Set down, exactly as written, the lines from the top of the data to the line that holds "11.6, 11.65, 12.102];", and omit the pictures.

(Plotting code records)
☆ ☆ ☆ ☆ ☆ ☆ ☆

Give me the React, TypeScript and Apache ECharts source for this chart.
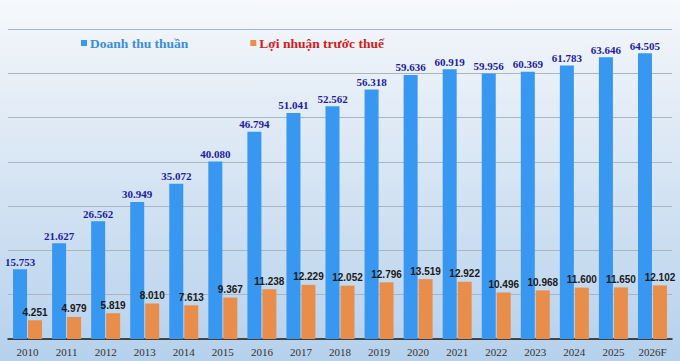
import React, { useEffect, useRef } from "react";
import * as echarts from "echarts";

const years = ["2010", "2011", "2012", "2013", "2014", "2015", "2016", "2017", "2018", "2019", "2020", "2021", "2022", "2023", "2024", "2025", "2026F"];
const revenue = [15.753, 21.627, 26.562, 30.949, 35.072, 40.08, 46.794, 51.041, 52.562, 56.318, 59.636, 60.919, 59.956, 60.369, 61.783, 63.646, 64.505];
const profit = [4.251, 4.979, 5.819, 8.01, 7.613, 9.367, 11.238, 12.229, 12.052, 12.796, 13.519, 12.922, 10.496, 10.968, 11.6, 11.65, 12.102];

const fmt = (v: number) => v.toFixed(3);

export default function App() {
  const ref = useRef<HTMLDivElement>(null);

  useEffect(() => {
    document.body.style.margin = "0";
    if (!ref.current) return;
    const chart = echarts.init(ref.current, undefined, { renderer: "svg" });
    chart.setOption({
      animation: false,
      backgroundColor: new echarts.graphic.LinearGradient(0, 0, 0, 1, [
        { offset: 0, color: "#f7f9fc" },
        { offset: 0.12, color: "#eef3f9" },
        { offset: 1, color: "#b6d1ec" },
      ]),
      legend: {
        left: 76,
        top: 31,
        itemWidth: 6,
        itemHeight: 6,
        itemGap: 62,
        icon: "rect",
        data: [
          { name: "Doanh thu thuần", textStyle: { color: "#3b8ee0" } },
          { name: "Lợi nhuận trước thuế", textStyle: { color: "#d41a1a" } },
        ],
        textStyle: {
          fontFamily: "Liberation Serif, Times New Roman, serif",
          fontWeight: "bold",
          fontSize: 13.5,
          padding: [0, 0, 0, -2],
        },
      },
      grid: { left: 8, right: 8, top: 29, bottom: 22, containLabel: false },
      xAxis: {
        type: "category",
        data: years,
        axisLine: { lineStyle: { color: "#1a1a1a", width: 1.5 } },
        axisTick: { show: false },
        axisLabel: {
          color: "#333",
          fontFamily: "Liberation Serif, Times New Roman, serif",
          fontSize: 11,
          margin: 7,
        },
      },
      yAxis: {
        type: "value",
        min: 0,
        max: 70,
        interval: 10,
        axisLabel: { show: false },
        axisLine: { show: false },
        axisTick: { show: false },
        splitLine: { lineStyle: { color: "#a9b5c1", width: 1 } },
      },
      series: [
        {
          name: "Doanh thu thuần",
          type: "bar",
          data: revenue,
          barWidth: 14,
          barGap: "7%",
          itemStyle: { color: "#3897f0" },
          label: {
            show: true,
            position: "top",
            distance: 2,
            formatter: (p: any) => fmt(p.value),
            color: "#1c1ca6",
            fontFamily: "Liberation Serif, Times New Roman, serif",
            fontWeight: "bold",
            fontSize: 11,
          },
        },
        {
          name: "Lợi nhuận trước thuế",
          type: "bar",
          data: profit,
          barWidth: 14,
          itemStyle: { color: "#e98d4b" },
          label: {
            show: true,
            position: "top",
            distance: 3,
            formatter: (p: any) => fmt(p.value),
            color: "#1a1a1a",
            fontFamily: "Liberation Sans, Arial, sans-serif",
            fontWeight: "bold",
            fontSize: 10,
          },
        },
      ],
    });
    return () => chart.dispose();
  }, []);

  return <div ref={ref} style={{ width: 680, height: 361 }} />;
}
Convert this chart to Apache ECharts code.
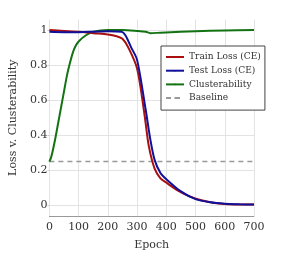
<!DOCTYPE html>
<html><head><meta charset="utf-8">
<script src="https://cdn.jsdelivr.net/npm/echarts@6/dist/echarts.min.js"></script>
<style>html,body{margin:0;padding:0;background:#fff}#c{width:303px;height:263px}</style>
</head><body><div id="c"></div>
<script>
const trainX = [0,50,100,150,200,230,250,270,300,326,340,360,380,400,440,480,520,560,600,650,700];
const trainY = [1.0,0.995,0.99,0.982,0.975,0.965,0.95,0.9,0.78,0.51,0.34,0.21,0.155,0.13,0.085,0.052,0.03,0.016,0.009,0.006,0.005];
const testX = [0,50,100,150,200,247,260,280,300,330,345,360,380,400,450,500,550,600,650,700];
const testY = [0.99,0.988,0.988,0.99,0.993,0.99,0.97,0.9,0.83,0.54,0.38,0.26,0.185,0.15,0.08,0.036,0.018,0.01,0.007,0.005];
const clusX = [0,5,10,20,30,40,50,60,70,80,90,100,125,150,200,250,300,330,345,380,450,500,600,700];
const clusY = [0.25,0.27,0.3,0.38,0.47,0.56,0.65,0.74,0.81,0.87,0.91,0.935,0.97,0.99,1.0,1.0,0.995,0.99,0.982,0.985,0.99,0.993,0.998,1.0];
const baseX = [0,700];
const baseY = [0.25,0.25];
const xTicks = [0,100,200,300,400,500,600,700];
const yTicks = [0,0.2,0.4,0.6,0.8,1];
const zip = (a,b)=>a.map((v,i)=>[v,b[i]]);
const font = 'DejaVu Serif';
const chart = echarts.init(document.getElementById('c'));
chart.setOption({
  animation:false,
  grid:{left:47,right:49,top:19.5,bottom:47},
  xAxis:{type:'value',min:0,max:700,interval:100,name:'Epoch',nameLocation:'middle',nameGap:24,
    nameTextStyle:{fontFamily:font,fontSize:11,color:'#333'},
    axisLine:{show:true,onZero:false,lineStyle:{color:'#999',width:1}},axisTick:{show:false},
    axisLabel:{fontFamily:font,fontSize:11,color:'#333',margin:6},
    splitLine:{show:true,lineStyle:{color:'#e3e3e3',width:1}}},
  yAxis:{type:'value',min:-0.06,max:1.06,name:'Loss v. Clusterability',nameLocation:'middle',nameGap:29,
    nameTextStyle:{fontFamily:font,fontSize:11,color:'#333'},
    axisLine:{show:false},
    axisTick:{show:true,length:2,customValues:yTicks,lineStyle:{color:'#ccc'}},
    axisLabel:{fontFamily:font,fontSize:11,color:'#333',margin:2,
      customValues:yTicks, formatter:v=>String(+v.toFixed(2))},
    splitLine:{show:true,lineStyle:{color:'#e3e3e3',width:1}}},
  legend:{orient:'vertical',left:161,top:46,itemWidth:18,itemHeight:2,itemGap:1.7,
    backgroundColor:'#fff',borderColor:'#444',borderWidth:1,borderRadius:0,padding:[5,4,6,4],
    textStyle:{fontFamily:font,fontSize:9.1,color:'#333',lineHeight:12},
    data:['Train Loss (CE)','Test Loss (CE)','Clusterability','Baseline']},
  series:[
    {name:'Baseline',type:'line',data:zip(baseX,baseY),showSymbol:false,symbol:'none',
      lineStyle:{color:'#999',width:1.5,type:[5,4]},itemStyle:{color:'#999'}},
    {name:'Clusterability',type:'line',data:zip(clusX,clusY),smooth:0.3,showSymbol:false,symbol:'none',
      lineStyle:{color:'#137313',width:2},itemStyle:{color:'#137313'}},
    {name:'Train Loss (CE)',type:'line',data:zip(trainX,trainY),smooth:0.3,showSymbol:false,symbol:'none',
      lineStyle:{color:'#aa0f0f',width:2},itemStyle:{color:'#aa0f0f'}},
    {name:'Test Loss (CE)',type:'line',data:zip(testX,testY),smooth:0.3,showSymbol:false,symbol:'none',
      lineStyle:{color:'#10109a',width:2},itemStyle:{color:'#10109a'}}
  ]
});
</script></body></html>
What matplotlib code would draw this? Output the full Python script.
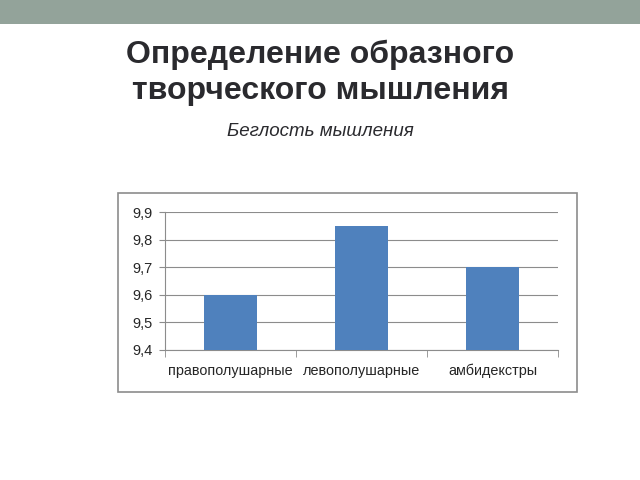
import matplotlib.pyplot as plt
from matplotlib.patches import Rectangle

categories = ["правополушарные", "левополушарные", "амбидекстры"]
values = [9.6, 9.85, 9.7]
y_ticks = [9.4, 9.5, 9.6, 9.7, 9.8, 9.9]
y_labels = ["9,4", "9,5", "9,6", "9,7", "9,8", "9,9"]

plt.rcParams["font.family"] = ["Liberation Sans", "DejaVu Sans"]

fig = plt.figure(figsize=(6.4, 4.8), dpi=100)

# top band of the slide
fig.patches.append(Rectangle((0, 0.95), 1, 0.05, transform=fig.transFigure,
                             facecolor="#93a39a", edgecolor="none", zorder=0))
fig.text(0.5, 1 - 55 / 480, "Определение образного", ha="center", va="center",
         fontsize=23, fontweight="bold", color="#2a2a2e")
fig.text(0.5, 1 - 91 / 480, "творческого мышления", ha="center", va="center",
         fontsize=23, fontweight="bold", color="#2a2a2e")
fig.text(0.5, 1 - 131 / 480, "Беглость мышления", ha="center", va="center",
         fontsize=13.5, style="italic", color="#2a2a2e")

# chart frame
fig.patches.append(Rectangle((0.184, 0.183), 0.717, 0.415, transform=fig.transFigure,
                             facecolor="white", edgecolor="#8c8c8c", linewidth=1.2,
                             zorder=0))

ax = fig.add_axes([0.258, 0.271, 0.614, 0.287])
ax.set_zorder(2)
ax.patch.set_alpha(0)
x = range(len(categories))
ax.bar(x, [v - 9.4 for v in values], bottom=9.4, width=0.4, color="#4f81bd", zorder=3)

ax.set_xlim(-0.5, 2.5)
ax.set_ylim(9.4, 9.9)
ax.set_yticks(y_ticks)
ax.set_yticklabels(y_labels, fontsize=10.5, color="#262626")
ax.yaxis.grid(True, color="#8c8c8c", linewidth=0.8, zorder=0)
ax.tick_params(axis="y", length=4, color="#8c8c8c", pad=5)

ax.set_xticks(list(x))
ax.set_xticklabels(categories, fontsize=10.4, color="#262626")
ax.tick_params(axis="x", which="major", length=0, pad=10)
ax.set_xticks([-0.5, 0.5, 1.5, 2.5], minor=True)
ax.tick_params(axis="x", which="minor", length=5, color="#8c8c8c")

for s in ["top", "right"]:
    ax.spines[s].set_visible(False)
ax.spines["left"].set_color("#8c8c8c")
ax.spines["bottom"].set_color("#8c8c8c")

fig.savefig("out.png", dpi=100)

☆ ☆ ☆ ☆ ☆ ☆ ☆

EXPECTED ANSWER:
Give me the React, TypeScript and Apache ECharts source for this chart.
import React, { useEffect, useRef } from "react";
import * as echarts from "echarts";

const years = ["2010", "2011", "2012", "2013", "2014", "2015", "2016", "2017", "2018", "2019", "2020", "2021", "2022", "2023", "2024", "2025", "2026F"];
const revenue = [15.753, 21.627, 26.562, 30.949, 35.072, 40.08, 46.794, 51.041, 52.562, 56.318, 59.636, 60.919, 59.956, 60.369, 61.783, 63.646, 64.505];
const profit = [4.251, 4.979, 5.819, 8.01, 7.613, 9.367, 11.238, 12.229, 12.052, 12.796, 13.519, 12.922, 10.496, 10.968, 11.6, 11.65, 12.102];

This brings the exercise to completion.